# Set exercise
Return the lines below exactly, from the first line to the line that contains "Chart.defaults.color = '#000000';". Leave out pictures.

━━━━━━━━━━━━━━━━━━━━

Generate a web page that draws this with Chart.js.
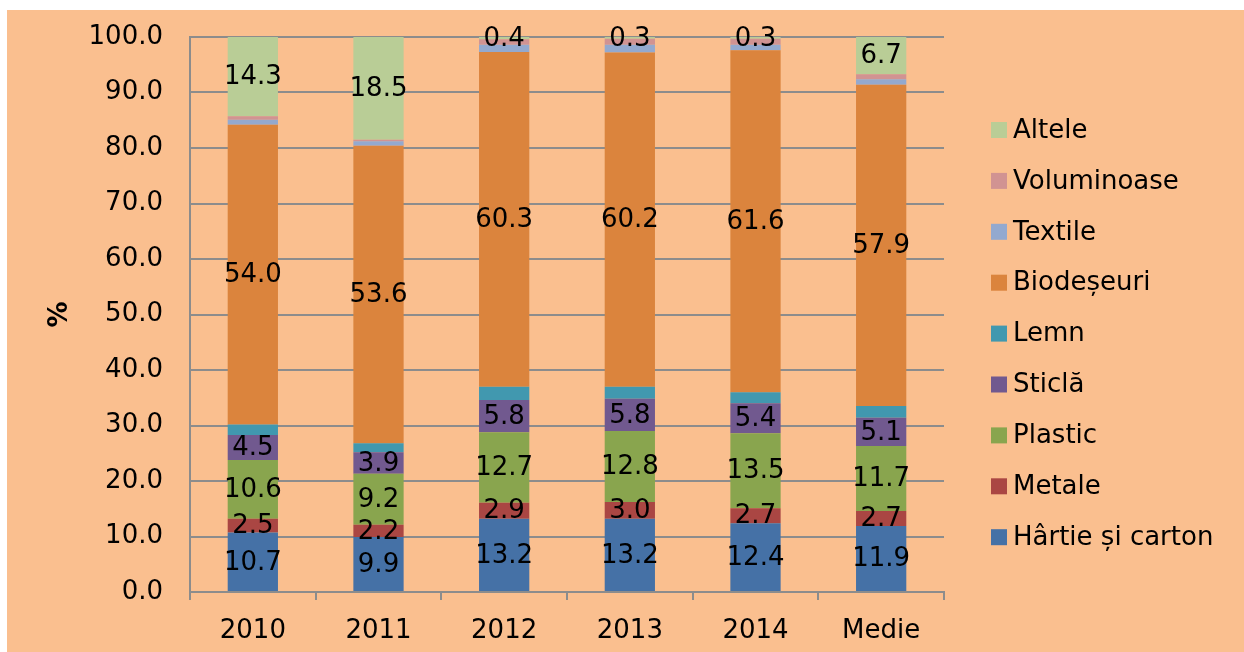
<!DOCTYPE html>
<html>
<head>
<meta charset="utf-8">
<script src="https://cdn.jsdelivr.net/npm/chart.js@4/dist/chart.umd.min.js"></script>
<style>
  html, body { margin: 0; padding: 0; background: #ffffff; }
  #wrap { position: relative; width: 1244px; height: 652px; }
</style>
</head>
<body>
<div id="wrap"><canvas id="c" width="1244" height="652"></canvas></div>
<script>
// ---- Data ----
const categories = ['2010', '2011', '2012', '2013', '2014', 'Medie'];
const hartie      = [10.7, 9.9, 13.2, 13.2, 12.4, 11.9];
const metale      = [2.5, 2.2, 2.9, 3.0, 2.7, 2.7];
const plastic     = [10.6, 9.2, 12.7, 12.8, 13.5, 11.7];
const sticla      = [4.5, 3.9, 5.8, 5.8, 5.4, 5.1];
const lemn        = [1.9, 1.6, 2.4, 2.2, 2.0, 2.1];
const biodeseuri  = [54.0, 53.6, 60.3, 60.2, 61.6, 57.9];
const textile     = [0.9, 0.8, 1.3, 1.4, 1.0, 1.0];
const voluminoase = [0.6, 0.3, 1.0, 1.1, 1.1, 0.9];
const altele      = [14.3, 18.5, 0.4, 0.3, 0.3, 6.7];

const seriesNames = ['Hârtie și carton', 'Metale', 'Plastic', 'Sticlă', 'Lemn', 'Biodeșeuri', 'Textile', 'Voluminoase', 'Altele'];
const seriesValues = [hartie, metale, plastic, sticla, lemn, biodeseuri, textile, voluminoase, altele];
const seriesColors = ['#4571A6', '#AA4643', '#89A54E', '#71598F', '#4198AF', '#DB843D', '#93A9CF', '#D19392', '#B9CD96'];
const labelledSeries = ['Hârtie și carton', 'Metale', 'Plastic', 'Sticlă', 'Biodeșeuri', 'Altele'];
const yTicks = { min: 0, max: 100, step: 10 };

const FONT = "'DejaVu Sans', Verdana, sans-serif";
const FS = 26;
const GRID = '#8c8c8c';
const BG = '#FABF8F';

Chart.defaults.font.family = FONT;
Chart.defaults.font.size = FS;
Chart.defaults.color = '#000000';

const bgPlugin = {
  id: 'bg',
  beforeDraw(chart) {
    const ctx = chart.ctx;
    ctx.save();
    ctx.fillStyle = '#ffffff';
    ctx.fillRect(0, 0, chart.width, chart.height);
    ctx.fillStyle = BG;
    ctx.fillRect(7, 10, chart.width - 7, chart.height - 10);
    ctx.restore();
  }
};

const valueLabels = {
  id: 'valueLabels',
  afterDatasetsDraw(chart) {
    const ctx = chart.ctx;
    ctx.save();
    ctx.font = FS + 'px ' + FONT;
    ctx.fillStyle = '#000000';
    ctx.textAlign = 'center';
    ctx.textBaseline = 'middle';
    chart.data.datasets.forEach((ds, di) => {
      if (!labelledSeries.includes(ds.label)) return;
      const meta = chart.getDatasetMeta(di);
      meta.data.forEach((el, i) => {
        const v = ds.data[i];
        const y = (el.y + el.base) / 2;
        ctx.fillText(v.toFixed(1), el.x, y + 1);
      });
    });
    ctx.restore();
  }
};

const sideLegend = {
  id: 'sideLegend',
  afterDraw(chart) {
    const ctx = chart.ctx;
    const ds = chart.data.datasets.slice().reverse();
    const boxX = 991, textX = 1013, firstY = 130, step = 50.9, box = 16;
    ctx.save();
    ctx.font = FS + 'px ' + FONT;
    ctx.textAlign = 'left';
    ctx.textBaseline = 'middle';
    ds.forEach((d, i) => {
      const cy = firstY + i * step;
      ctx.fillStyle = d.backgroundColor;
      ctx.fillRect(boxX, cy - box / 2, box, box);
      ctx.fillStyle = '#000000';
      ctx.fillText(d.label, textX, cy + 1);
    });
    ctx.restore();
  }
};

const datasets = seriesNames.map((name, i) => ({
  label: name,
  data: seriesValues[i],
  backgroundColor: seriesColors[i],
  borderWidth: 0,
  categoryPercentage: 0.4,
  barPercentage: 1.0
}));

new Chart(document.getElementById('c'), {
  type: 'bar',
  data: { labels: categories, datasets },
  plugins: [bgPlugin, valueLabels, sideLegend],
  options: {
    responsive: false,
    animation: false,
    events: [],
    layout: { padding: { left: 7, top: 37, right: 300, bottom: 0 } },
    plugins: {
      legend: { display: false },
      tooltip: { enabled: false },
      title: { display: false }
    },
    scales: {
      x: {
        stacked: true,
        offset: true,
        grid: {
          display: true,
          drawOnChartArea: false,
          drawTicks: true,
          tickLength: 8,
          offset: true,
          color: GRID,
          lineWidth: 2
        },
        border: { display: true, color: GRID, width: 2 },
        ticks: { padding: 16, color: '#000', font: { size: FS } },
        afterFit(scale) { scale.height = 60; }
      },
      y: {
        stacked: true,
        min: yTicks.min,
        max: yTicks.max,
        ticks: {
          stepSize: yTicks.step,
          padding: 27,
          color: '#000',
          font: { size: FS, lineHeight: 0.3 },
          callback: (v) => Number(v).toFixed(1)
        },
        grid: { color: GRID, lineWidth: 2, drawTicks: false },
        border: { display: true, color: GRID, width: 2 },
        title: {
          display: true,
          text: '%',
          color: '#000',
          font: { size: FS, weight: 'bold' },
          padding: { top: 38, bottom: 0 }
        },
        afterFit(scale) { scale.width = 183; }
      }
    }
  }
});
</script>
</body>
</html>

━━━━━━━━━━━━━━━━━━━━

# Response to this task
Generate a web page that draws this with Chart.js.
<!DOCTYPE html>
<html>
<head>
<meta charset="utf-8">
<script src="https://cdn.jsdelivr.net/npm/chart.js@4/dist/chart.umd.min.js"></script>
<style>
  html, body { margin: 0; padding: 0; background: #ffffff; }
  #wrap { position: relative; width: 1244px; height: 652px; }
</style>
</head>
<body>
<div id="wrap"><canvas id="c" width="1244" height="652"></canvas></div>
<script>
// ---- Data ----
const categories = ['2010', '2011', '2012', '2013', '2014', 'Medie'];
const hartie      = [10.7, 9.9, 13.2, 13.2, 12.4, 11.9];
const metale      = [2.5, 2.2, 2.9, 3.0, 2.7, 2.7];
const plastic     = [10.6, 9.2, 12.7, 12.8, 13.5, 11.7];
const sticla      = [4.5, 3.9, 5.8, 5.8, 5.4, 5.1];
const lemn        = [1.9, 1.6, 2.4, 2.2, 2.0, 2.1];
const biodeseuri  = [54.0, 53.6, 60.3, 60.2, 61.6, 57.9];
const textile     = [0.9, 0.8, 1.3, 1.4, 1.0, 1.0];
const voluminoase = [0.6, 0.3, 1.0, 1.1, 1.1, 0.9];
const altele      = [14.3, 18.5, 0.4, 0.3, 0.3, 6.7];

const seriesNames = ['Hârtie și carton', 'Metale', 'Plastic', 'Sticlă', 'Lemn', 'Biodeșeuri', 'Textile', 'Voluminoase', 'Altele'];
const seriesValues = [hartie, metale, plastic, sticla, lemn, biodeseuri, textile, voluminoase, altele];
const seriesColors = ['#4571A6', '#AA4643', '#89A54E', '#71598F', '#4198AF', '#DB843D', '#93A9CF', '#D19392', '#B9CD96'];
const labelledSeries = ['Hârtie și carton', 'Metale', 'Plastic', 'Sticlă', 'Biodeșeuri', 'Altele'];
const yTicks = { min: 0, max: 100, step: 10 };

const FONT = "'DejaVu Sans', Verdana, sans-serif";
const FS = 26;
const GRID = '#8c8c8c';
const BG = '#FABF8F';

Chart.defaults.font.family = FONT;
Chart.defaults.font.size = FS;
Chart.defaults.color = '#000000';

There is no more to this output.